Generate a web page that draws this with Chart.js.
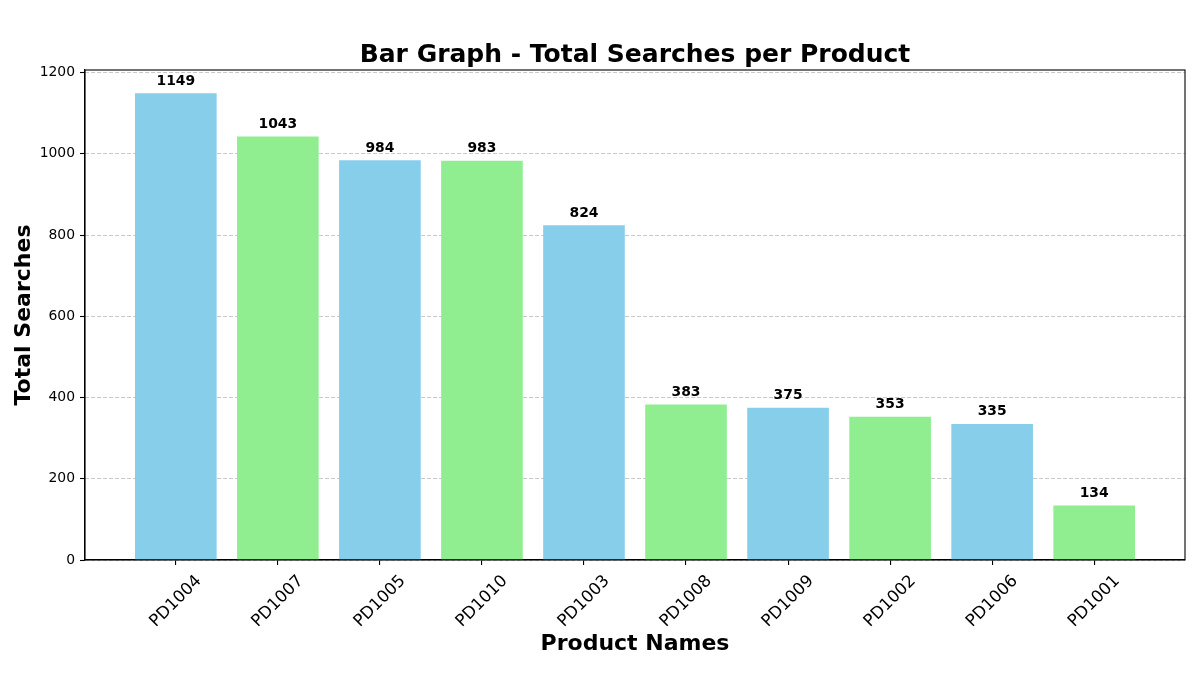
<!DOCTYPE html>
<html lang="en">
<head>
    <meta charset="UTF-8">
    <title>Bar Graph - Total Searches per Product</title>
    <script src="https://cdn.jsdelivr.net/npm/chart.js"></script>
    <style>
        body { margin: 0; background: white; }
        canvas { display: block; }
    </style>
</head>
<body>
<canvas id="searchChart" width="1200" height="700"></canvas>

<script>
    // Chart data
    const products = ['PD1004', 'PD1007', 'PD1005', 'PD1010', 'PD1003', 'PD1008', 'PD1009', 'PD1002', 'PD1006', 'PD1001'];
    const searches = [1149, 1043, 984, 983, 824, 383, 375, 353, 335, 134];
    const barColors = ['#87CEEB', '#90EE90'];
    const yTicks = [0, 200, 400, 600, 800, 1000, 1200];

    const FONT = "'DejaVu Sans', sans-serif";

    // Title, axis titles, rotated x labels, value labels and the box
    const decorations = {
        id: 'decorations',
        afterDatasetsDraw(chart) {
            const ctx = chart.ctx;
            const area = chart.chartArea;
            const xScale = chart.scales.x;
            ctx.save();
            ctx.setLineDash([]);
            ctx.fillStyle = '#000';

            // values above bars
            ctx.font = 'bold 13.9px ' + FONT;
            ctx.textAlign = 'center';
            ctx.textBaseline = 'alphabetic';
            chart.getDatasetMeta(0).data.forEach((bar, i) => {
                ctx.fillText(String(searches[i]), bar.x, bar.y - 8.5);
            });

            // rotated x tick labels, centred like matplotlib rotation=45
            ctx.font = '16.67px ' + FONT;
            products.forEach((name, i) => {
                const w = ctx.measureText(name).width;
                const h = 16.67 * 1.17;
                const half = (w + h) * Math.SQRT1_2 / 2;
                const cx = xScale.getPixelForValue(i);
                const cy = area.bottom + 11.5 + half;
                ctx.save();
                ctx.translate(cx, cy);
                ctx.rotate(-Math.PI / 4);
                ctx.textAlign = 'center';
                ctx.textBaseline = 'middle';
                ctx.fillText(name, 0, 0);
                ctx.restore();
            });

            // title
            ctx.font = 'bold 25px ' + FONT;
            ctx.textAlign = 'center';
            ctx.textBaseline = 'middle';
            ctx.fillText('Bar Graph - Total Searches per Product', (area.left + area.right) / 2, 55);

            // axis titles
            ctx.font = 'bold 22px ' + FONT;
            ctx.fillText('Product Names', (area.left + area.right) / 2, 644);
            ctx.save();
            ctx.translate(24, (area.top + area.bottom) / 2);
            ctx.rotate(-Math.PI / 2);
            ctx.fillText('Total Searches', 0, 0);
            ctx.restore();

            // frame
            ctx.strokeStyle = '#000';
            ctx.lineWidth = 1.1;
            ctx.strokeRect(area.left, area.top, area.right - area.left, area.bottom - area.top);
            ctx.restore();
        }
    };

    new Chart(document.getElementById('searchChart'), {
        type: 'bar',
        data: {
            datasets: [{
                data: products.map((p, i) => ({ x: i, y: searches[i] })),
                backgroundColor: products.map((p, i) => barColors[i % 2]),
                categoryPercentage: 1.0,
                barPercentage: 0.8
            }]
        },
        options: {
            responsive: false,
            animation: false,
            layout: { padding: { top: 70, right: 15, left: 0, bottom: 0 } },
            plugins: {
                legend: { display: false },
                tooltip: { enabled: false }
            },
            scales: {
                x: {
                    type: 'linear',
                    offset: false,
                    min: -0.89,
                    max: 9.89,
                    afterBuildTicks: (axis) => { axis.ticks = products.map((p, i) => ({ value: i })); },
                    afterFit: (axis) => { axis.height = 140; },
                    ticks: { display: false },
                    grid: {
                        offset: false,
                        drawOnChartArea: false,
                        drawTicks: true,
                        tickLength: 5,
                        tickColor: '#000',
                        lineWidth: 1.1
                    },
                    border: { color: '#000', width: 1.1 }
                },
                y: {
                    min: 0,
                    max: 1206.45,
                    afterBuildTicks: (axis) => { axis.ticks = yTicks.map(v => ({ value: v })); },
                    afterFit: (axis) => { axis.width = 85; },
                    ticks: {
                        color: '#000',
                        padding: 5,
                        font: { family: FONT, size: 13.9 },
                        callback: (v) => String(v)
                    },
                    grid: {
                        color: 'rgba(176,176,176,0.7)',
                        lineWidth: 1,
                        tickLength: 5,
                        tickColor: '#000',
                        tickBorderDash: [],
                        tickWidth: 1.1
                    },
                    border: { color: '#000', width: 1.1, dash: [4, 2] }
                }
            }
        },
        plugins: [decorations]
    });
</script>
</body>
</html>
####
### What to produce
Do not copy the pictures, but repeat every line exactly.

### Solution for this problem
Generate a web page that draws this with Chart.js.
<!DOCTYPE html>
<html lang="en">
<head>
    <meta charset="UTF-8">
    <title>Bar Graph - Total Searches per Product</title>
    <script src="https://cdn.jsdelivr.net/npm/chart.js"></script>
    <style>
        body { margin: 0; background: white; }
        canvas { display: block; }
    </style>
</head>
<body>
<canvas id="searchChart" width="1200" height="700"></canvas>

<script>
    // Chart data
    const products = ['PD1004', 'PD1007', 'PD1005', 'PD1010', 'PD1003', 'PD1008', 'PD1009', 'PD1002', 'PD1006', 'PD1001'];
    const searches = [1149, 1043, 984, 983, 824, 383, 375, 353, 335, 134];
    const barColors = ['#87CEEB', '#90EE90'];
    const yTicks = [0, 200, 400, 600, 800, 1000, 1200];

    const FONT = "'DejaVu Sans', sans-serif";

    // Title, axis titles, rotated x labels, value labels and the box
    const decorations = {
        id: 'decorations',
        afterDatasetsDraw(chart) {
            const ctx = chart.ctx;
            const area = chart.chartArea;
            const xScale = chart.scales.x;
            ctx.save();
            ctx.setLineDash([]);
            ctx.fillStyle = '#000';

            // values above bars
            ctx.font = 'bold 13.9px ' + FONT;
            ctx.textAlign = 'center';
            ctx.textBaseline = 'alphabetic';
            chart.getDatasetMeta(0).data.forEach((bar, i) => {
                ctx.fillText(String(searches[i]), bar.x, bar.y - 8.5);
            });

            // rotated x tick labels, centred like matplotlib rotation=45
            ctx.font = '16.67px ' + FONT;
            products.forEach((name, i) => {
                const w = ctx.measureText(name).width;
                const h = 16.67 * 1.17;
                const half = (w + h) * Math.SQRT1_2 / 2;
                const cx = xScale.getPixelForValue(i);
                const cy = area.bottom + 11.5 + half;
                ctx.save();
                ctx.translate(cx, cy);
                ctx.rotate(-Math.PI / 4);
                ctx.textAlign = 'center';
                ctx.textBaseline = 'middle';
                ctx.fillText(name, 0, 0);
                ctx.restore();
            });

            // title
            ctx.font = 'bold 25px ' + FONT;
            ctx.textAlign = 'center';
            ctx.textBaseline = 'middle';
            ctx.fillText('Bar Graph - Total Searches per Product', (area.left + area.right) / 2, 55);

            // axis titles
            ctx.font = 'bold 22px ' + FONT;
            ctx.fillText('Product Names', (area.left + area.right) / 2, 644);
            ctx.save();
            ctx.translate(24, (area.top + area.bottom) / 2);
            ctx.rotate(-Math.PI / 2);
            ctx.fillText('Total Searches', 0, 0);
            ctx.restore();

            // frame
            ctx.strokeStyle = '#000';
            ctx.lineWidth = 1.1;
            ctx.strokeRect(area.left, area.top, area.right - area.left, area.bottom - area.top);
            ctx.restore();
        }
    };

    new Chart(document.getElementById('searchChart'), {
        type: 'bar',
        data: {
            datasets: [{
                data: products.map((p, i) => ({ x: i, y: searches[i] })),
                backgroundColor: products.map((p, i) => barColors[i % 2]),
                categoryPercentage: 1.0,
                barPercentage: 0.8
            }]
        },
        options: {
            responsive: false,
            animation: false,
            layout: { padding: { top: 70, right: 15, left: 0, bottom: 0 } },
            plugins: {
                legend: { display: false },
                tooltip: { enabled: false }
            },
            scales: {
                x: {
                    type: 'linear',
                    offset: false,
                    min: -0.89,
                    max: 9.89,
                    afterBuildTicks: (axis) => { axis.ticks = products.map((p, i) => ({ value: i })); },
                    afterFit: (axis) => { axis.height = 140; },
                    ticks: { display: false },
                    grid: {
                        offset: false,
                        drawOnChartArea: false,
                        drawTicks: true,
                        tickLength: 5,
                        tickColor: '#000',
                        lineWidth: 1.1
                    },
                    border: { color: '#000', width: 1.1 }
                },
                y: {
                    min: 0,
                    max: 1206.45,
                    afterBuildTicks: (axis) => { axis.ticks = yTicks.map(v => ({ value: v })); },
                    afterFit: (axis) => { axis.width = 85; },
                    ticks: {
                        color: '#000',
                        padding: 5,
                        font: { family: FONT, size: 13.9 },
                        callback: (v) => String(v)
                    },
                    grid: {
                        color: 'rgba(176,176,176,0.7)',
                        lineWidth: 1,
                        tickLength: 5,
                        tickColor: '#000',
                        tickBorderDash: [],
                        tickWidth: 1.1
                    },
                    border: { color: '#000', width: 1.1, dash: [4, 2] }
                }
            }
        },
        plugins: [decorations]
    });
</script>
</body>
</html>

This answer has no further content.